Saved entries:
########################################

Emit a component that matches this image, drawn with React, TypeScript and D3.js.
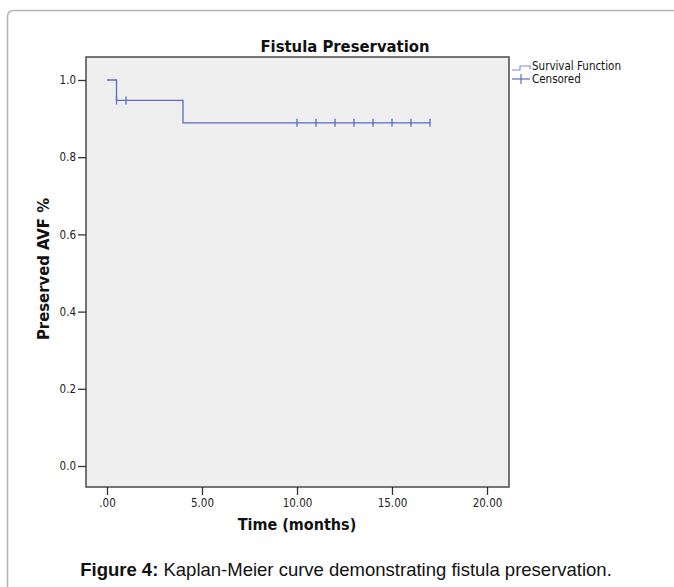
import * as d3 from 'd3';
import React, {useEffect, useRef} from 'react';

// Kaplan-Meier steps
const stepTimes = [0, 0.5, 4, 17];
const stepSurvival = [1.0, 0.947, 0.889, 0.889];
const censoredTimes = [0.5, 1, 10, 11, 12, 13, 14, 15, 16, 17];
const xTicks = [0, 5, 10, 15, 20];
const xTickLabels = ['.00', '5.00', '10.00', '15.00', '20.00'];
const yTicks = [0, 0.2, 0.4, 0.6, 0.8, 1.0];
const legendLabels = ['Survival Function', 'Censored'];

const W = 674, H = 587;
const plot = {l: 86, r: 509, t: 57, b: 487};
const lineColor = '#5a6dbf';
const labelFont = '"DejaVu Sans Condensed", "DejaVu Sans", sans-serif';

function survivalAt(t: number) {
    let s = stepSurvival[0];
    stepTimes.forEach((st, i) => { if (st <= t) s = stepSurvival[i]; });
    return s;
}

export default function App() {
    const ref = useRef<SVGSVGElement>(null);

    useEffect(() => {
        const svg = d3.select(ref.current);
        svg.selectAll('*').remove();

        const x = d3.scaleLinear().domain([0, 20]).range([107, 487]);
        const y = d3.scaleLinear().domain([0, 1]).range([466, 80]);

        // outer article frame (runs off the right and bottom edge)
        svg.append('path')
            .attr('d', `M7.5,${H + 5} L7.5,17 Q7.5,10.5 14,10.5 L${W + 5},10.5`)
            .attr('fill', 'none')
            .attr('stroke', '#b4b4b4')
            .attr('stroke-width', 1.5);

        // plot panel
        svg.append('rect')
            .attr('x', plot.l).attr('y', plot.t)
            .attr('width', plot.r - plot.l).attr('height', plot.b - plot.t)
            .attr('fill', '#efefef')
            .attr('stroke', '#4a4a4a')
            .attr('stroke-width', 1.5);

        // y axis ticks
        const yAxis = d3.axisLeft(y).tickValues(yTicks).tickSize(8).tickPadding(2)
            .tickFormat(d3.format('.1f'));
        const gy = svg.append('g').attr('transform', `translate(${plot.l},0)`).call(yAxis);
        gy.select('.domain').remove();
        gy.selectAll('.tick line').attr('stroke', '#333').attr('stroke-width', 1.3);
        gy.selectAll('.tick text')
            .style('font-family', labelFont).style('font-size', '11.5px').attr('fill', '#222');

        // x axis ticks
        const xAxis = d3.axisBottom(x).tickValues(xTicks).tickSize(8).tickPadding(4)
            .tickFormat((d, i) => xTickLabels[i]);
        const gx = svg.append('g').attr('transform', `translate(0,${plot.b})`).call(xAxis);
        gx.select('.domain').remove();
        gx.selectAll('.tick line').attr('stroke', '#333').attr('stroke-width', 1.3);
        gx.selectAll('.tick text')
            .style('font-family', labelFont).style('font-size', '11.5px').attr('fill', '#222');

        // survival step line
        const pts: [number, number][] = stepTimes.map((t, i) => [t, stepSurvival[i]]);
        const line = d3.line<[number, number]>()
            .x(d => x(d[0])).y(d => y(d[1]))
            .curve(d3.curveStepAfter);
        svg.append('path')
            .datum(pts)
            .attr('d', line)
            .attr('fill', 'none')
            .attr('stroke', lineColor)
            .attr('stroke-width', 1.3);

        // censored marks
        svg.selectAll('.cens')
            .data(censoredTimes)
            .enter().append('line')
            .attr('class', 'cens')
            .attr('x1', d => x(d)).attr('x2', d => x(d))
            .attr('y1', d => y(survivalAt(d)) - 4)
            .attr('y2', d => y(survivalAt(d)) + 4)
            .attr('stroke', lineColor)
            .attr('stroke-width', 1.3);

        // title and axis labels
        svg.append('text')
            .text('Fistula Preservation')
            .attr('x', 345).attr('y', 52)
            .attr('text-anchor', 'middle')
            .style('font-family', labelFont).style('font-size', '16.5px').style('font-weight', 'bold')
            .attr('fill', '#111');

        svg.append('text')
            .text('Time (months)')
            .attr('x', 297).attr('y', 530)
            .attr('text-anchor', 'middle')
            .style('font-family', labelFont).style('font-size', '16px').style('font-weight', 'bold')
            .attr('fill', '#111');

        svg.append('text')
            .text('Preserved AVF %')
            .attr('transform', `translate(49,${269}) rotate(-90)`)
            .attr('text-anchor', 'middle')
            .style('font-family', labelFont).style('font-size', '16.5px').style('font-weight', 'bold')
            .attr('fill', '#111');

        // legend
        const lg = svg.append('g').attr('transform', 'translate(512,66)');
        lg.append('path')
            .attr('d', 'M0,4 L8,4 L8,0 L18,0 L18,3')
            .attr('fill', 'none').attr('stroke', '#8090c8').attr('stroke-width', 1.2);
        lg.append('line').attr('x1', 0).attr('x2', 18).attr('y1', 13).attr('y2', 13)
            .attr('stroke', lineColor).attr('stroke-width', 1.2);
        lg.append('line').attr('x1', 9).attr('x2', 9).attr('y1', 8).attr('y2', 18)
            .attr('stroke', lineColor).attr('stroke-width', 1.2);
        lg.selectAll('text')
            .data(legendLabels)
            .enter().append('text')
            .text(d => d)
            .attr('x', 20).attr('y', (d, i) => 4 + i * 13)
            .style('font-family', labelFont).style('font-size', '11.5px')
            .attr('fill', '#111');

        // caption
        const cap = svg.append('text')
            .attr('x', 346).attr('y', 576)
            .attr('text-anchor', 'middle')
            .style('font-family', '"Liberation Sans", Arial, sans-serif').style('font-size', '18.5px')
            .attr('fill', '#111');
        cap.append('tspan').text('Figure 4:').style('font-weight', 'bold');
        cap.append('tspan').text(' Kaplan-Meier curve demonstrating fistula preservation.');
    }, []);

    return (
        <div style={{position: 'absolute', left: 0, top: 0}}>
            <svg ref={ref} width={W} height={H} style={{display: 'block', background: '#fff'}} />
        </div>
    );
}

########################################

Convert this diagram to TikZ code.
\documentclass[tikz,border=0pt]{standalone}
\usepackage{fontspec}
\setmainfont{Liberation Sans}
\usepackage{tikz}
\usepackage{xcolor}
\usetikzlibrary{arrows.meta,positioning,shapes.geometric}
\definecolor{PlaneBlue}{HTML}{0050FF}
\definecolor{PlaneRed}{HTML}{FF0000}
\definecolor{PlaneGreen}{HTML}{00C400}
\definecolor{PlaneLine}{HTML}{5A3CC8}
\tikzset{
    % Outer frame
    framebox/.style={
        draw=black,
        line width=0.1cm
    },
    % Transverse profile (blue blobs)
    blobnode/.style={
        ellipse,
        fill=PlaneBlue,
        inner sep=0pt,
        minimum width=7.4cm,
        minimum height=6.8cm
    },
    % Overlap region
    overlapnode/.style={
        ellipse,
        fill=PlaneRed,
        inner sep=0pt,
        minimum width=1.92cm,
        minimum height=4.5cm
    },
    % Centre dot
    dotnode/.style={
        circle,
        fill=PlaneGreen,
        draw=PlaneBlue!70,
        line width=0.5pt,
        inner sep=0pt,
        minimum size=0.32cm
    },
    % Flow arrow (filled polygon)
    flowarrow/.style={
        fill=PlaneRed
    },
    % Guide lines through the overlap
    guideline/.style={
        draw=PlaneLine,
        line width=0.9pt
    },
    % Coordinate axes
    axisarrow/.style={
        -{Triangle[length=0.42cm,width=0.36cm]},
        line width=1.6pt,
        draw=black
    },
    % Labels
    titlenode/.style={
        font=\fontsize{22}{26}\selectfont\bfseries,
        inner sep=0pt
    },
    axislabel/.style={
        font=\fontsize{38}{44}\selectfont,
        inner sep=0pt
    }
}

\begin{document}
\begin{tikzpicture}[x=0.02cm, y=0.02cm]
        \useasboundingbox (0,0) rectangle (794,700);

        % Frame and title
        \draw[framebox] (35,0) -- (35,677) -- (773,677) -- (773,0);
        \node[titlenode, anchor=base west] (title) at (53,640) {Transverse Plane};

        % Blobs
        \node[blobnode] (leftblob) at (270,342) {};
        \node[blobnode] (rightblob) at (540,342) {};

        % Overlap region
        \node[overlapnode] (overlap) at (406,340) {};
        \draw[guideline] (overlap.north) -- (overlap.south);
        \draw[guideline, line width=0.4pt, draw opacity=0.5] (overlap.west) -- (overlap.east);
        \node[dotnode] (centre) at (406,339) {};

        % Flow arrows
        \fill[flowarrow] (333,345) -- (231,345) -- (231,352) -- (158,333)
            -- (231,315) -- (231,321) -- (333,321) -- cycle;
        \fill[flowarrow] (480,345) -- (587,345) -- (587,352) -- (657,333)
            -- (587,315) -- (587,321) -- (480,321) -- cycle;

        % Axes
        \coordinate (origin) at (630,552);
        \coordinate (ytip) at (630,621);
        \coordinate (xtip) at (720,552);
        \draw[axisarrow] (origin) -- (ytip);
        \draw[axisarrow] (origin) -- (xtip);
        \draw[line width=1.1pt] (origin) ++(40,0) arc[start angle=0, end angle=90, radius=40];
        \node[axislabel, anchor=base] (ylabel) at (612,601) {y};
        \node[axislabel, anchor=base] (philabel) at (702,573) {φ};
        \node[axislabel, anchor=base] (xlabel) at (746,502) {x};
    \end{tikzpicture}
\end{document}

########################################

Your objective: Of the lines above, copy only those from the one holding "Emit a component" to the one holding "const y = d3.scaleLinear().domain([0, 1]).range([466, 80]);", both included, and exclude every image.

Reply:
Emit a component that matches this image, drawn with React, TypeScript and D3.js.
import * as d3 from 'd3';
import React, {useEffect, useRef} from 'react';

// Kaplan-Meier steps
const stepTimes = [0, 0.5, 4, 17];
const stepSurvival = [1.0, 0.947, 0.889, 0.889];
const censoredTimes = [0.5, 1, 10, 11, 12, 13, 14, 15, 16, 17];
const xTicks = [0, 5, 10, 15, 20];
const xTickLabels = ['.00', '5.00', '10.00', '15.00', '20.00'];
const yTicks = [0, 0.2, 0.4, 0.6, 0.8, 1.0];
const legendLabels = ['Survival Function', 'Censored'];

const W = 674, H = 587;
const plot = {l: 86, r: 509, t: 57, b: 487};
const lineColor = '#5a6dbf';
const labelFont = '"DejaVu Sans Condensed", "DejaVu Sans", sans-serif';

function survivalAt(t: number) {
    let s = stepSurvival[0];
    stepTimes.forEach((st, i) => { if (st <= t) s = stepSurvival[i]; });
    return s;
}

export default function App() {
    const ref = useRef<SVGSVGElement>(null);

    useEffect(() => {
        const svg = d3.select(ref.current);
        svg.selectAll('*').remove();

        const x = d3.scaleLinear().domain([0, 20]).range([107, 487]);
        const y = d3.scaleLinear().domain([0, 1]).range([466, 80]);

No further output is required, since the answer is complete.